The winter is arguably the best time to get out into the mountains and explore. Whether it’s flying to Europe to ski, or staying on home soil and seeking out the less consistent conditions, winter is the best. Snow on the mountain tops can turn a simple summer scramble into a full blown mountaineering challenge, and the blanket of calm that the cold brings makes this time of year ideal to spend outdoors.
To access many of the UK’s most beautiful wild spaces requires driving along winding country lanes and over desolate mountain passes. Add rain, sleet and fog into the mix and the journey to the trailhead could potentially be more hazardous than the icy ridge you’ve set out to tackle. In a survey conducted by Slater and Gordon, 58% of people were more concerned about making a journey during the winter months. Keep the below tips in mind in order to stay safe when travelling to the hills.
You wouldn’t go winter walking in boots with worn tread, would you? The same goes for the tyres on your car. You should check your tread depth to ensure that it’s safe, especially at this time of year when the roads can be treacherous. The legal minimum requirement for tread depth in the UK and Europe is 1.6mm, however, if you plan to do a lot of driving in the higher, more remote areas of the UK, we suggest investing in winter tyres and snow chains.

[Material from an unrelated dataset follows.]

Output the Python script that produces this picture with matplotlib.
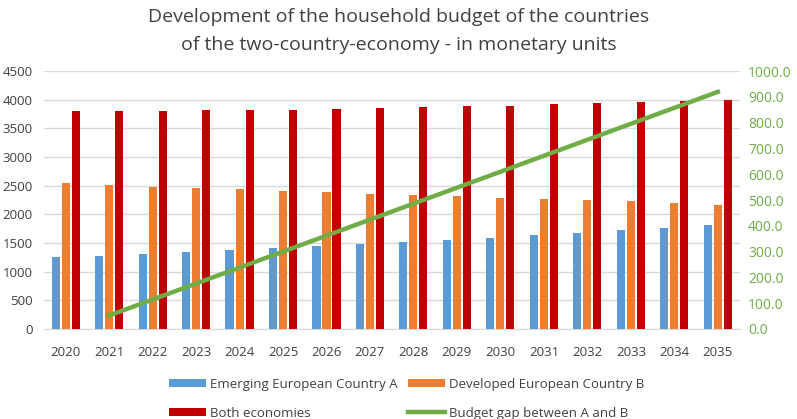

Reaching the summit for sunrise or staying out to enjoy the last of the day’s light is one of our favourite things to do, especially during the winter months when the light is at its best. The short days and long nights mean that you will inevitably be driving during the dead of the night if you want to catch the best of the day. So, ensuring that your lights are in full working order is imperative. Check that your main beams, tail lights, brake lights and all indicators are in full working order once a week, just to be safe.
It goes without saying but you should always carry a good quality torch and head torch with you when out on the mountains. Changing conditions or unforeseen problems could leave you stranded after dark.
Preparation is key
Before you set off on your weekend adventure, make sure you’re fully prepared for the worst. This doesn’t mean you have to have an emergency contingency plan laminated and stuck to your window, just make some basic precautions. Let someone know where you are going, ensure that your phone is charged and keep some warm clothing in your car in case you get stranded.
With a little planning and preparation, the winter is the absolute best time to spend in the mountains. Just make sure you get to the bottom safely to begin with.